■ Prompt
Skip the pictures, please, and write out exactly the lines from the opening of the data through the line containing "Chart.register(...registerables);".

## begin Information provided

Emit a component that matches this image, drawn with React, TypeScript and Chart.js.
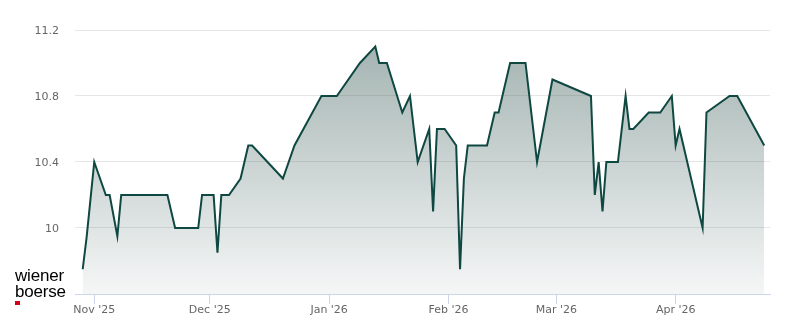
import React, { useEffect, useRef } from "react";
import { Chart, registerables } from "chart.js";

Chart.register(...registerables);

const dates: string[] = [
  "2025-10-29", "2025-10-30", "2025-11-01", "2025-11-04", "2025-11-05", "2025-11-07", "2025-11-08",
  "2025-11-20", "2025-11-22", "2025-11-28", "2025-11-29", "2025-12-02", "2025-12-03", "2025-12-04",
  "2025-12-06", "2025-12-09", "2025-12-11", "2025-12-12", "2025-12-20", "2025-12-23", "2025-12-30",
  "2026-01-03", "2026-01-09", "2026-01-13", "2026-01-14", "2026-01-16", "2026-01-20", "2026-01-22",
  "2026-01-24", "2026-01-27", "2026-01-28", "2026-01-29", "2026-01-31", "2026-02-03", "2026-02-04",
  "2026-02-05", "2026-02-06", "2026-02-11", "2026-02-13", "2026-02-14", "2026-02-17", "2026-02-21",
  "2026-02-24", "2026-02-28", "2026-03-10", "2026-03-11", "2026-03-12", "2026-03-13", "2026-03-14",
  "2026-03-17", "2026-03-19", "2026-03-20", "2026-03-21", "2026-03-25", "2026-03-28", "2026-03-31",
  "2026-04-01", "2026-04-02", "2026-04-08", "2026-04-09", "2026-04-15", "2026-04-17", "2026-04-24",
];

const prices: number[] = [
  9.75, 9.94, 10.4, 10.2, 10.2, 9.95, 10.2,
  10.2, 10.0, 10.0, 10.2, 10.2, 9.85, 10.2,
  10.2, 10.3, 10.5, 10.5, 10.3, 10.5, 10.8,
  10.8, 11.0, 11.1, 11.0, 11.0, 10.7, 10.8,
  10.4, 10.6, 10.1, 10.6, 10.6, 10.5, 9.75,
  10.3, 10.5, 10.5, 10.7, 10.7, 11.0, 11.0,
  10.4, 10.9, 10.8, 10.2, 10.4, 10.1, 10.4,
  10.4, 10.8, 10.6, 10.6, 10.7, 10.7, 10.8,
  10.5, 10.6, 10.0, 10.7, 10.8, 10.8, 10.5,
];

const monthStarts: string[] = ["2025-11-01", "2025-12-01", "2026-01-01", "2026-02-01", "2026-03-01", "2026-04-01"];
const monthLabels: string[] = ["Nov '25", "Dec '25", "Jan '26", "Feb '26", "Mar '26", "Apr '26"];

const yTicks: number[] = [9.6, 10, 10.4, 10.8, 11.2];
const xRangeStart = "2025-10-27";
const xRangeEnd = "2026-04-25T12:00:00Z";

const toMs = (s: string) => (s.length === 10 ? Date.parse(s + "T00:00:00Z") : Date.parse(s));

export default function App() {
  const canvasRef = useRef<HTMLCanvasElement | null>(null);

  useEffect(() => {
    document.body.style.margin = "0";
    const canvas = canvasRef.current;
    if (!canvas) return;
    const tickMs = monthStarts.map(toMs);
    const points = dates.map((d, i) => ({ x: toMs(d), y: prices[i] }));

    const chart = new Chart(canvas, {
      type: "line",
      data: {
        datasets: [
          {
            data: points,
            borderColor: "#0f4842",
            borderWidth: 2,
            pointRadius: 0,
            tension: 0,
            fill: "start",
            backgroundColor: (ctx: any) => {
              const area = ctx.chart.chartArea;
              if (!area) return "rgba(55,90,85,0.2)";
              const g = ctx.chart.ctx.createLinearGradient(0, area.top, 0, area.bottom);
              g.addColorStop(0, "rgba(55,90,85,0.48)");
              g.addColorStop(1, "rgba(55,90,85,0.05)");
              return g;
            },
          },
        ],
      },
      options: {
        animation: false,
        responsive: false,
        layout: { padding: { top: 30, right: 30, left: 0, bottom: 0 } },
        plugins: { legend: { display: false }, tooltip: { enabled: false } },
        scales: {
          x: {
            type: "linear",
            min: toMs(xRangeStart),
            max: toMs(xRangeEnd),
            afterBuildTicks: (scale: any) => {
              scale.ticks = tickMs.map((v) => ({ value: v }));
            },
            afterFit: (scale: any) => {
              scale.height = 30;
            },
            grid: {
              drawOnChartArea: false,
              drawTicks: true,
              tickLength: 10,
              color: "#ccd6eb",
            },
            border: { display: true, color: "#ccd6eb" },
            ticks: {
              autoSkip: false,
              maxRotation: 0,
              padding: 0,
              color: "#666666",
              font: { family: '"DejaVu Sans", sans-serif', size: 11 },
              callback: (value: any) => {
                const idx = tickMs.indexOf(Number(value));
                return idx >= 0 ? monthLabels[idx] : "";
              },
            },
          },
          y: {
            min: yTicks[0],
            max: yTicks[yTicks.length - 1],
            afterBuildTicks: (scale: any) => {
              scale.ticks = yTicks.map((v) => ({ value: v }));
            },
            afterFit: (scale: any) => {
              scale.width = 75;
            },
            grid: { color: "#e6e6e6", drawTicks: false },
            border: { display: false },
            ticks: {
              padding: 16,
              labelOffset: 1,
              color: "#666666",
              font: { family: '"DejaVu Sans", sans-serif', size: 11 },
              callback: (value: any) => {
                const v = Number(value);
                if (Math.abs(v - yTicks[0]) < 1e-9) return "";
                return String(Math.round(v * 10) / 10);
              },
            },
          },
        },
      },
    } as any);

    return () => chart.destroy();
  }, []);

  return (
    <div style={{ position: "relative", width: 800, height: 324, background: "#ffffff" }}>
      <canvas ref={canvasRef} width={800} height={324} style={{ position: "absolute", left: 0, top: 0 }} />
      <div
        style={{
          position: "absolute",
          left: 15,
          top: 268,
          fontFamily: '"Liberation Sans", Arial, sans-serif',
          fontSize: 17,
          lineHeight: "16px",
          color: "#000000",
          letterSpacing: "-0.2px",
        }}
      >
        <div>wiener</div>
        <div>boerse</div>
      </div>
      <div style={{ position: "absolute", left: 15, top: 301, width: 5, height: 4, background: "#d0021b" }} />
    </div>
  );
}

## end Information provided

■ Complete answer
Emit a component that matches this image, drawn with React, TypeScript and Chart.js.
import React, { useEffect, useRef } from "react";
import { Chart, registerables } from "chart.js";

Chart.register(...registerables);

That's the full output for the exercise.